O movimento atua na São Paulo Fashion Week, possui loja no Mercado Livre e lançou o SouABR, que combina rastreabilidade digital com certificações socioambientais. O piloto envolveu 99 fazendas, 79 produtores, milhões de quilos de fios e centenas de milhares de peças rastreadas. “É um marco para a moda ética e transparente”, completa.
Produção altamente tecnificada e em expansão regional
Embora Mato Grosso e o oeste da Bahia permaneçam como principais polos de produção, a Abrapa trabalha para expandir a cotonicultura em regiões como Goiás, Minas Gerais, Maranhão, Piauí e Ceará.
Esses estados vêm recebendo investimentos em capacitação técnica, transferência de tecnologia e melhorias logísticas.
Portocarrero cita exemplos positivos: “Em municípios como Catuti (MG) e Guanambi (BA), pequenos produtores se organizaram em cooperativas e têm alcançado bons resultados.”
Além disso, grandes produtores têm adotado inovações como biofábricas para controle biológico, drones para aplicações direcionadas e sistemas de georreferenciamento. Essas práticas já permitem substituir até 24% dos defensivos químicos por insumos biológicos — percentual que deve continuar crescendo.
Selo ABR: mais valor e segurança para a produção
Outro pilar do modelo produtivo nacional é o programa Algodão Brasileiro Responsável (ABR), que certifica boas práticas trabalhistas e ambientais.
De acordo com Portocarrero, a certificação melhora a gestão, reduz riscos, eleva a produtividade e facilita o acesso a mercados rigorosos.
Atualmente, cerca de 83% de toda a produção brasileira é certificada pelo ABR e também licenciada pelo programa internacional Better Cotton. Além disso, aproximadamente 93% da safra é cultivada com água da chuva — um diferencial expressivo diante de regiões do mundo que enfrentam escassez hídrica.
Crescimento planejado e foco em novos consumidores
Mesmo diante do avanço das exportações, a Abrapa defende que a expansão da cotonicultura ocorra com cautela. A demanda global por algodão está praticamente estável há mais de uma década, enquanto fibras sintéticas — derivadas de combustíveis fósseis — seguem crescendo acima de 5% ao ano.
“Não podemos estimular um crescimento desordenado. O mundo precisa voltar a consumir mais fibras naturais para que exista espaço real para ampliar a produção”, alerta Portocarrero.

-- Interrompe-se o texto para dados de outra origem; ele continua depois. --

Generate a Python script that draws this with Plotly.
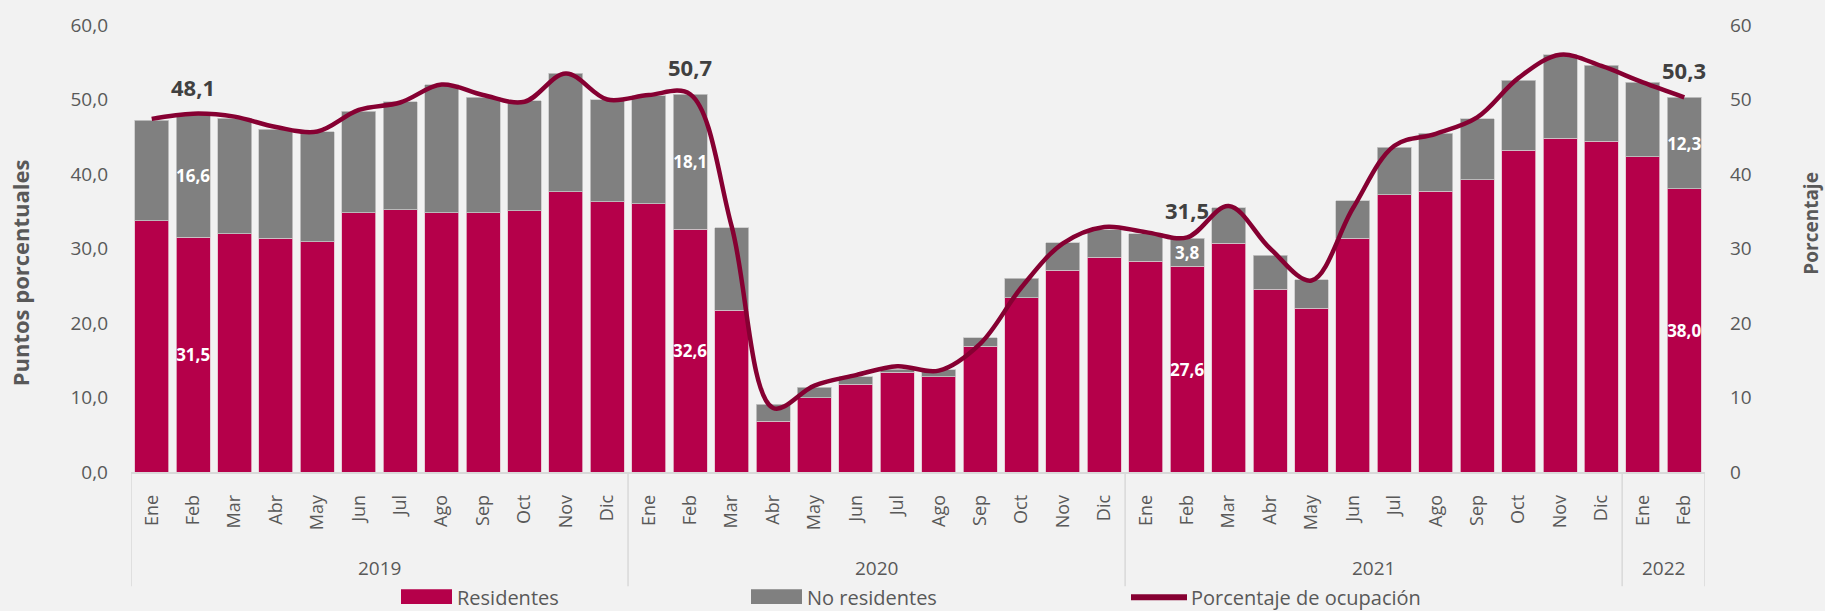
import plotly.graph_objects as go

# Meses y años
meses = ["Ene", "Feb", "Mar", "Abr", "May", "Jun", "Jul", "Ago", "Sep", "Oct", "Nov", "Dic"] * 3 + ["Ene", "Feb"]
anios = ["2019", "2020", "2021", "2022"]
anio_centro = [5.5, 17.5, 29.5, 36.5]
divisiones = [-0.5, 11.5, 23.5, 35.5, 37.5]

# Aportación a la ocupación (puntos porcentuales)
residentes = [
    33.7, 31.5, 32.0, 31.4, 30.9, 34.8, 35.2, 34.8, 34.8, 35.1, 37.6, 36.3,
    36.0, 32.6, 21.7, 6.8, 10.0, 11.8, 13.4, 12.8, 16.9, 23.4, 27.1, 28.8,
    28.3, 27.6, 30.7, 24.5, 22.0, 31.4, 37.2, 37.7, 39.2, 43.2, 44.8, 44.4,
    42.3, 38.0,
]
no_residentes = [
    13.5, 16.6, 15.5, 14.6, 14.8, 13.6, 14.5, 17.2, 15.5, 14.7, 15.9, 13.7,
    14.5, 18.1, 11.1, 2.3, 1.4, 1.0, 0.4, 0.9, 1.1, 2.6, 3.7, 3.7,
    3.7, 3.8, 4.8, 4.6, 3.8, 5.0, 6.4, 7.8, 8.2, 9.4, 11.2, 10.2,
    10.0, 12.3,
]
# Porcentaje de ocupación
ocupacion = [
    47.4, 48.1, 47.7, 46.3, 45.7, 48.6, 49.6, 52.0, 50.6, 49.7, 53.5, 50.0,
    50.6, 50.7, 33.0, 8.6, 11.6, 13.0, 14.2, 13.6, 17.2, 24.8, 30.7, 32.9,
    32.2, 31.5, 35.7, 30.0, 25.7, 35.4, 43.8, 45.4, 47.6, 52.9, 56.0, 54.5,
    52.3, 50.3,
]
# Febreros con etiqueta de valor
etiquetados = [1, 13, 25, 37]

C_RES = "#B5004A"
C_NORES = "#808080"
C_LINEA = "#860032"
C_TEXTO = "#595959"
FUENTE = "Open Sans"

x = list(range(len(meses)))


def fmt(v):
    return f"{v:.1f}".replace(".", ",")


txt_res = [fmt(v) if i in etiquetados else "" for i, v in enumerate(residentes)]
txt_nores = [fmt(v) if i in etiquetados else "" for i, v in enumerate(no_residentes)]

fig = go.Figure()
fig.add_trace(go.Bar(
    x=x, y=residentes, name="Residentes", marker=dict(color=C_RES, line=dict(color="#E6C2D0", width=0.8)),
    text=txt_res, textposition="inside", insidetextanchor="middle", constraintext="none", textangle=0,
    textfont=dict(color="white", size=17, family=FUENTE, weight="bold"), showlegend=False,
))
fig.add_trace(go.Bar(
    x=x, y=no_residentes, name="No residentes", marker=dict(color=C_NORES, line=dict(color="#C8C8C8", width=0.8)),
    text=txt_nores, textposition="inside", insidetextanchor="middle", constraintext="none", textangle=0,
    textfont=dict(color="white", size=17, family=FUENTE, weight="bold"), showlegend=False,
))
fig.add_trace(go.Scatter(
    x=x, y=ocupacion, name="Porcentaje de ocupación", yaxis="y2", mode="lines",
    line=dict(color=C_LINEA, width=4.5, shape="spline", smoothing=1.0), showlegend=False,
))

W, H = 1825, 611
ML, MR, MT, MB = 131, 120, 22, 139
PW, PH = W - ML - MR, H - MT - MB


def px_x(p):
    return (p - ML) / PW


def px_y(p):
    return (H - MB - p) / PH


shapes = []
for d in divisiones:
    shapes.append(dict(type="line", xref="x", yref="paper", x0=d, x1=d, y0=0, y1=px_y(587),
                       line=dict(color="#D9D9D9", width=1.5)))

annotations = []
for i in etiquetados:
    annotations.append(dict(x=i, y=ocupacion[i], xref="x", yref="y2", text=fmt(ocupacion[i]),
                            showarrow=False, yshift=27,
                            font=dict(size=22, color="#404040", family=FUENTE, weight="bold")))
for a, c in zip(anios, anio_centro):
    annotations.append(dict(x=c, y=px_y(569), xref="x", yref="paper", text=a, showarrow=False,
                            yanchor="middle", font=dict(size=19, color=C_TEXTO, family=FUENTE)))

# Títulos de los ejes
annotations.append(dict(x=px_x(20), y=px_y(272), xref="paper", yref="paper", text="<b>Puntos porcentuales</b>",
                        textangle=-90, showarrow=False, xanchor="center", yanchor="middle",
                        font=dict(size=22, color=C_TEXTO, family=FUENTE)))
annotations.append(dict(x=px_x(1811), y=px_y(222), xref="paper", yref="paper", text="<b>Porcentaje</b>",
                        textangle=-90, showarrow=False, xanchor="center", yanchor="middle",
                        font=dict(size=19, color=C_TEXTO, family=FUENTE)))

# Leyenda
ley_y = px_y(598)
ley = [
    ("Residentes", C_RES, "rect", 401, 452, 455),
    ("No residentes", C_NORES, "rect", 751, 802, 805),
    ("Porcentaje de ocupación", C_LINEA, "line", 1131, 1187, 1189),
]
for nombre, color, tipo, x0, x1, xt in ley:
    if tipo == "rect":
        shapes.append(dict(type="rect", xref="paper", yref="paper", x0=px_x(x0), x1=px_x(x1),
                           y0=px_y(605), y1=px_y(590), fillcolor=color, line=dict(width=0)))
    else:
        shapes.append(dict(type="line", xref="paper", yref="paper", x0=px_x(x0), x1=px_x(x1),
                           y0=ley_y, y1=ley_y, line=dict(color=color, width=6)))
    annotations.append(dict(x=px_x(xt), y=ley_y, xref="paper", yref="paper", text=nombre,
                            showarrow=False, xanchor="left", yanchor="middle",
                            font=dict(size=20, color=C_TEXTO, family=FUENTE)))

fig.update_layout(
    width=W, height=H,
    margin=dict(l=ML, r=MR, t=MT, b=MB, pad=0),
    paper_bgcolor="#F2F2F2", plot_bgcolor="#F2F2F2",
    barmode="stack", bargap=0.18,
    separators=", ",
    font=dict(family=FUENTE, color=C_TEXTO),
    showlegend=False,
    xaxis=dict(range=[-0.5, 37.5], tickmode="array", tickvals=x, ticktext=meses, tickangle=-90,
               showgrid=False, zeroline=False, showline=True, linecolor="#D9D9D9", linewidth=1.5,
               ticks="", ticklabelstandoff=14, tickfont=dict(size=18, color=C_TEXTO)),
    yaxis=dict(range=[0, 60], dtick=10, tickformat=".1f", showgrid=False, zeroline=False,
               showline=False, ticks="", ticklabelstandoff=22, tickfont=dict(size=19, color=C_TEXTO)),
    yaxis2=dict(range=[0, 60], dtick=10, overlaying="y", side="right", showgrid=False, zeroline=False,
                showline=False, ticks="", ticklabelstandoff=24, tickfont=dict(size=19, color=C_TEXTO)),
    shapes=shapes,
    annotations=annotations,
)

fig.write_html("out.html")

A entidade tem intensificado campanhas internacionais para conscientizar consumidores sobre os impactos ambientais das fibras sintéticas, responsáveis pela emissão de microplásticos.
“O algodão é renovável, reciclável e tem menor impacto ambiental, sendo fundamental para construir uma moda mais ética e sustentável”, conclui.